Вот как он начал очерк о поездке в ГДР: «В городе Росток на берегу Балтийского моря я не пошел на знаменитые верфи. Миновал порт, рыболовные суда, заводы, электровычислительные центры. Не без сожаления прошел я мимо этих объектов, для журналиста заманчивых, и направил свои стопы в сберкассу. Кто куда, а я в сберкассу». Да, он написал об особенностях финансовой системы в ГДР, а побывав в Венгрии, не о Балатоне или «Икарусах», а о фармакологии.
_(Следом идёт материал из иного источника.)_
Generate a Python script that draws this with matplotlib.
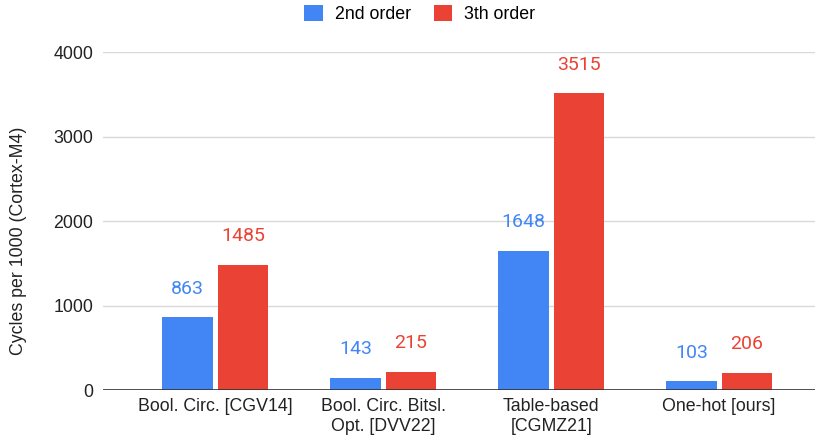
import numpy as np
import matplotlib.pyplot as plt

# data
categories = ["Bool. Circ. [CGV14]", "Bool. Circ. Bitsl.\nOpt. [DVV22]",
              "Table-based\n[CGMZ21]", "One-hot [ours]"]
second_order = [863, 143, 1648, 103]
third_order = [1485, 215, 3515, 206]
series_names = ["2nd order", "3th order"]

BLUE = "#4285F4"
RED = "#EA4335"

plt.rcParams["font.family"] = ["Liberation Sans", "DejaVu Sans"]

fig = plt.figure(figsize=(8.23, 4.41), dpi=100)
ax = fig.add_axes([0.125, 0.1156, 0.865, 0.7664])

x = np.arange(len(categories))
w = 0.30
off = 0.165

b1 = ax.bar(x - off, second_order, w, color=BLUE, label=series_names[0], zorder=3)
b2 = ax.bar(x + off, third_order, w, color=RED, label=series_names[1], zorder=3)

for bars, vals, c in [(b1, second_order, BLUE), (b2, third_order, RED)]:
    for b, v in zip(bars, vals):
        ax.annotate(str(v), (b.get_x() + b.get_width() / 2, v),
                    xytext=(0, 14), textcoords="offset points",
                    ha="center", va="bottom", color=c, fontsize=14,
                    family=["Roboto", "DejaVu Sans"])

ax.set_ylim(0, 4000)
ax.set_xlim(-0.67, 3.57)
ax.set_yticks([0, 1000, 2000, 3000, 4000])
ax.set_xticks(x)
ax.set_xticklabels(categories)
ax.tick_params(axis="both", length=0, labelsize=12.8, labelcolor="#222222")
ax.tick_params(axis="y", pad=7)
ax.tick_params(axis="x", pad=6)

ax.grid(axis="y", color="#d9d9d9", lw=1, zorder=0)
ax.axhline(0, color="#333333", lw=1.2, zorder=4)
for s in ax.spines.values():
    s.set_visible(False)

ax.set_ylabel("Cycles per 1000 (Cortex-M4)", fontsize=12.8, color="#222222")
ax.yaxis.set_label_coords(-0.106, 0.44)

fig.legend(loc="upper center", bbox_to_anchor=(0.51, 1.025), ncol=2, frameon=False,
           fontsize=12.8, handlelength=1.05, handleheight=1.05, columnspacing=1.3,
           handletextpad=0.65)

fig.savefig("out.png", dpi=100)
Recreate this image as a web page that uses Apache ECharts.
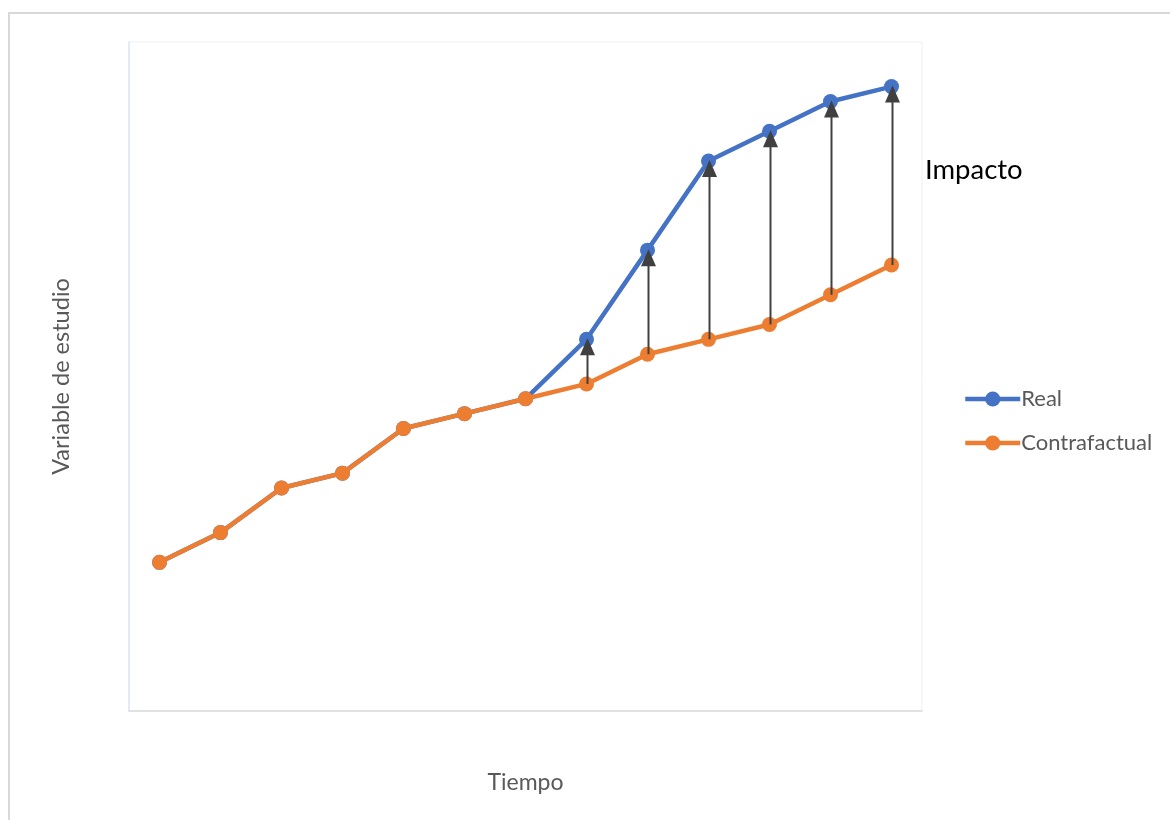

Это отталкивание от избитого, примелькавшегося, заранее известного определяет весь строй очерков Аграновского: материал, проблематику, стилистику. Я бы сказал, что так было устроено его зрение, если бы не знал, каким упорным трудом это давалось, каким въедливым самоконтролем, какой безжалостной самокритикой…
Боже мой, как он пел! Я слышал его множество раз — и каждый раз это был праздник. Слышал в Москве и Коктебеле, в Малеевке и Дубултах. Однажды мы неожиданно встретились в Праге. Не пошли ни в ресторан, ни в пивную, а раздобыли гитару (что было совсем непросто), кажется, она была какая-то не такая, как надо, Толя долго не мог ее настроить, огорчался, а потом все наладилось, и он пел целый вечер. Когда в «Литературке» в отделе поэзии появился новый сотрудник Булат Окуджава — Толя в газете уже не работал — и мы узнали, что Булат сочиняет и поет песни, было организовано великое состязание «акынов». Нынче, когда все знают, что такое песни Окуджавы, понятно, что для Толи это было нелегкое состязание. Но оно и показало со всей очевидностью, что его песни не меркнут даже рядом с таким сильным светом. Кстати, Толя одним из первых оценил талант Окуджавы — очень любил его песни и некоторые прекрасно пел.